We finished our shopping in short order, which in this case means 30 minutes. Everything was in the top part of the cart, the part where you sit your toddler and let his chubby legs kick you all the way through the Playground. The Pony urged me to go through the 20 items-or-less checkout, even though I thought I had more. I piled that crap on the conveyorless counter. A dude was telling a chick that he would be right back. Did she think she would be all right? So I took that moment to say, "Wait a minute. I want this baseball, but there were none with a price, so I brought up this softball marked $3.50 in case that would give you some idea." Because we all know that sometimes, the flustered clerk will ask, "There's no price. Do you remember how much it was?" Dude said he would take both balls and ask his manager. Ha ha. During that time, the Check-out Chick said she knew how to do that, it's just that she messed up some WIC stuff and they made her come to the short lane and have someone standing over her to retrain her. Dude came back and said to scan the softball but sell me the baseball. See. I knew it. And since when do softballs cost $3.50? Those little sweatshop kids must be rolling in the dough over in Malaysia. Or else that Rawlings factory in Licking is cranking out balls now.

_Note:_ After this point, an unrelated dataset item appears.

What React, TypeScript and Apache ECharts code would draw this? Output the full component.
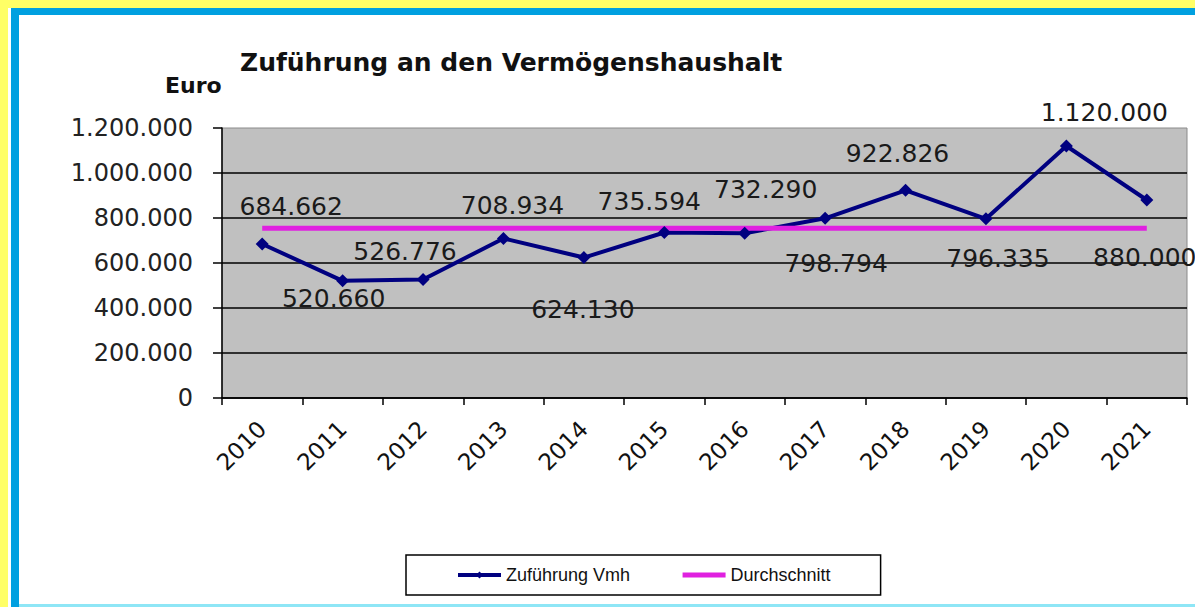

On the way to the library to pick up the #1 son after a stop at Sonic for a sweet, sweet strawberry slush to stimulate the economy, I heard on the radio that Cardinal great Lou Brock would be signing stuff at Macy's. Which is neither here nor there, but I always liked Lou Brock, that backflipping little fireball who stole bases like nobody's business. And seemed like a stand-up guy every time he was in the news for something. But the radio said that Lou would only sign items bought at Macy's, which got me thinking about HH's shindig, and that probably they would not sign outside items either. I called #1 at the library, and he looked it up, and could only find a FAQ that said you were not allowed to bring in bats and get them signed. Well, duh! Bats are kind of like a weapon, and who wants a bazillion fans swinging weapons around a baseball fanfare? Not me, that's for sure. There just might be some Cubs fans. And we don't mix, you know, the Cardinals and the Cubbies. But I'm betting that they won't let people bring in their own balls, either. Ha ha. And the authorized balls will cost more than $3.50, I'm betting.

That HH. Every time he gets something free, he costs me money. But I did manage to cheat The Devil. I had 28 items. Not counting that softball.


DeadpanAnn said...

Go Cards! I always pull for them...except the time I was in the bleachers (party section) at Wrigley Field. Someone handed me a "Go Cubs" sign and I took it. Cheering for the Cardinals might've gotten us killed. Those Chicagoans are nuckin futs.

Chickadee said...

I know the thingie you're talking about, and the name escapes me too. All I know is that it's at the convention center downtown.

What's wrong with HH legs? Why couldn't he go to the Devil's Playground to get HIS balls? (and you can read that any way you want)


Hillbilly Mom said...

Miss Ann,
Thank the Gummi Mary you were privy to the Cards/Cubs feudin'.

#1 told me it is called FanFest. The problem with HH's legs is that they are attached to HH, which means the leg bone is connected to the bonehead, which means that anything he can do, I can do more conveniently for him. Which includes finding his balls.